### Given request
Reproduce the listing exactly, with no pictures in your copy.

### Dataset excerpt
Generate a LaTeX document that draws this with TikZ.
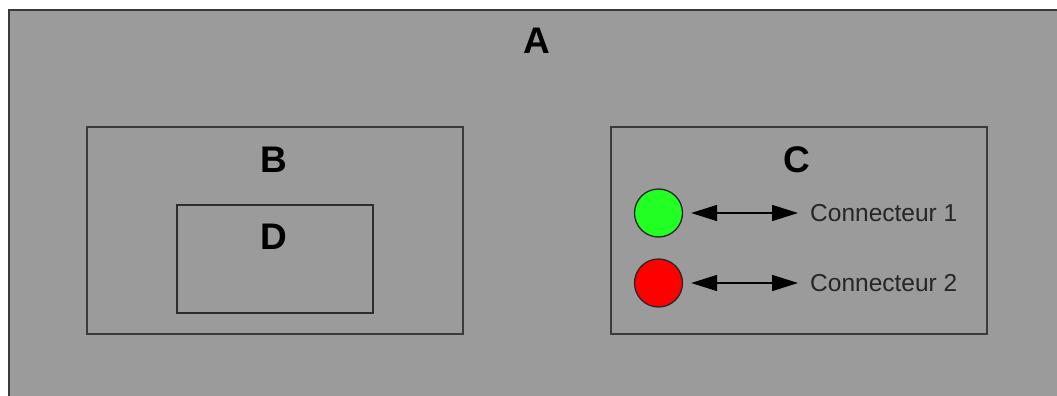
\documentclass[tikz,border=0pt]{standalone}
\usepackage{fontspec}
\setmainfont{Liberation Sans}
\usetikzlibrary{arrows.meta}
\definecolor{panel}{HTML}{9B9B9B}
\definecolor{edge}{HTML}{3A3A3A}
\definecolor{lgreen}{HTML}{22FF22}
\definecolor{lred}{HTML}{FF0000}
\tikzset{
  box/.style={draw=edge, line width=2.2pt, fill=panel, rectangle, inner sep=0pt},
  inbox/.style={draw=edge!80!black, line width=1.6pt, rectangle, inner sep=0pt},
  lbl/.style={font=\fontsize{37}{40}\selectfont\bfseries, inner sep=0pt, text=black},
  dot/.style={circle, draw=black!85, line width=1.3pt, minimum size=48pt, inner sep=0pt},
  ctext/.style={font=\fontsize{24.5}{28}\selectfont, text=black!85, inner sep=0pt, anchor=west},
  conn/.style={{Triangle[length=26pt,width=16pt]}-{Triangle[length=26pt,width=16pt]}, line width=1.5pt, black}
}
\begin{document}
\begin{tikzpicture}[x=1pt,y=-1pt]
\useasboundingbox (0,0) rectangle (1057,396);
\clip (0,0) rectangle (1057,396);
\fill[white] (0,0) rectangle (1057,396);
% A
\node[box, minimum width=1100pt, minimum height=430pt] (A) at (559,225) {};
\node[lbl] (Alab) at (537,40.5) {A};
% B and D
\node[box, minimum width=376pt, minimum height=207pt] (B) at (275,230.5) {};
\node[lbl] (Blab) at (274,159.5) {B};
\node[inbox, minimum width=196pt, minimum height=108pt] (D) at (275,259) {};
\node[lbl] (Dlab) at (274,237) {D};
% C
\node[box, minimum width=376pt, minimum height=207pt] (C) at (799,230.5) {};
\node[lbl] (Clab) at (797,159.5) {C};
\node[dot, fill=lgreen] (g) at (658.5,213) {};
\node[dot, fill=lred] (r) at (658.5,283) {};
\node[ctext] (t1) at (810,213) {Connecteur 1};
\node[ctext] (t2) at (810,283) {Connecteur 2};
\draw[conn, shorten <=8pt, shorten >=12pt] (g) -- (t1);
\draw[conn, shorten <=8pt, shorten >=12pt] (r) -- (t2);
\end{tikzpicture}
\end{document}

### Answer to this task
Generate a LaTeX document that draws this with TikZ.
\documentclass[tikz,border=0pt]{standalone}
\usepackage{fontspec}
\setmainfont{Liberation Sans}
\usetikzlibrary{arrows.meta}
\definecolor{panel}{HTML}{9B9B9B}
\definecolor{edge}{HTML}{3A3A3A}
\definecolor{lgreen}{HTML}{22FF22}
\definecolor{lred}{HTML}{FF0000}
\tikzset{
  box/.style={draw=edge, line width=2.2pt, fill=panel, rectangle, inner sep=0pt},
  inbox/.style={draw=edge!80!black, line width=1.6pt, rectangle, inner sep=0pt},
  lbl/.style={font=\fontsize{37}{40}\selectfont\bfseries, inner sep=0pt, text=black},
  dot/.style={circle, draw=black!85, line width=1.3pt, minimum size=48pt, inner sep=0pt},
  ctext/.style={font=\fontsize{24.5}{28}\selectfont, text=black!85, inner sep=0pt, anchor=west},
  conn/.style={{Triangle[length=26pt,width=16pt]}-{Triangle[length=26pt,width=16pt]}, line width=1.5pt, black}
}
\begin{document}
\begin{tikzpicture}[x=1pt,y=-1pt]
\useasboundingbox (0,0) rectangle (1057,396);
\clip (0,0) rectangle (1057,396);
\fill[white] (0,0) rectangle (1057,396);
% A
\node[box, minimum width=1100pt, minimum height=430pt] (A) at (559,225) {};
\node[lbl] (Alab) at (537,40.5) {A};
% B and D
\node[box, minimum width=376pt, minimum height=207pt] (B) at (275,230.5) {};
\node[lbl] (Blab) at (274,159.5) {B};
\node[inbox, minimum width=196pt, minimum height=108pt] (D) at (275,259) {};
\node[lbl] (Dlab) at (274,237) {D};
% C
\node[box, minimum width=376pt, minimum height=207pt] (C) at (799,230.5) {};
\node[lbl] (Clab) at (797,159.5) {C};
\node[dot, fill=lgreen] (g) at (658.5,213) {};
\node[dot, fill=lred] (r) at (658.5,283) {};
\node[ctext] (t1) at (810,213) {Connecteur 1};
\node[ctext] (t2) at (810,283) {Connecteur 2};
\draw[conn, shorten <=8pt, shorten >=12pt] (g) -- (t1);
\draw[conn, shorten <=8pt, shorten >=12pt] (r) -- (t2);
\end{tikzpicture}
\end{document}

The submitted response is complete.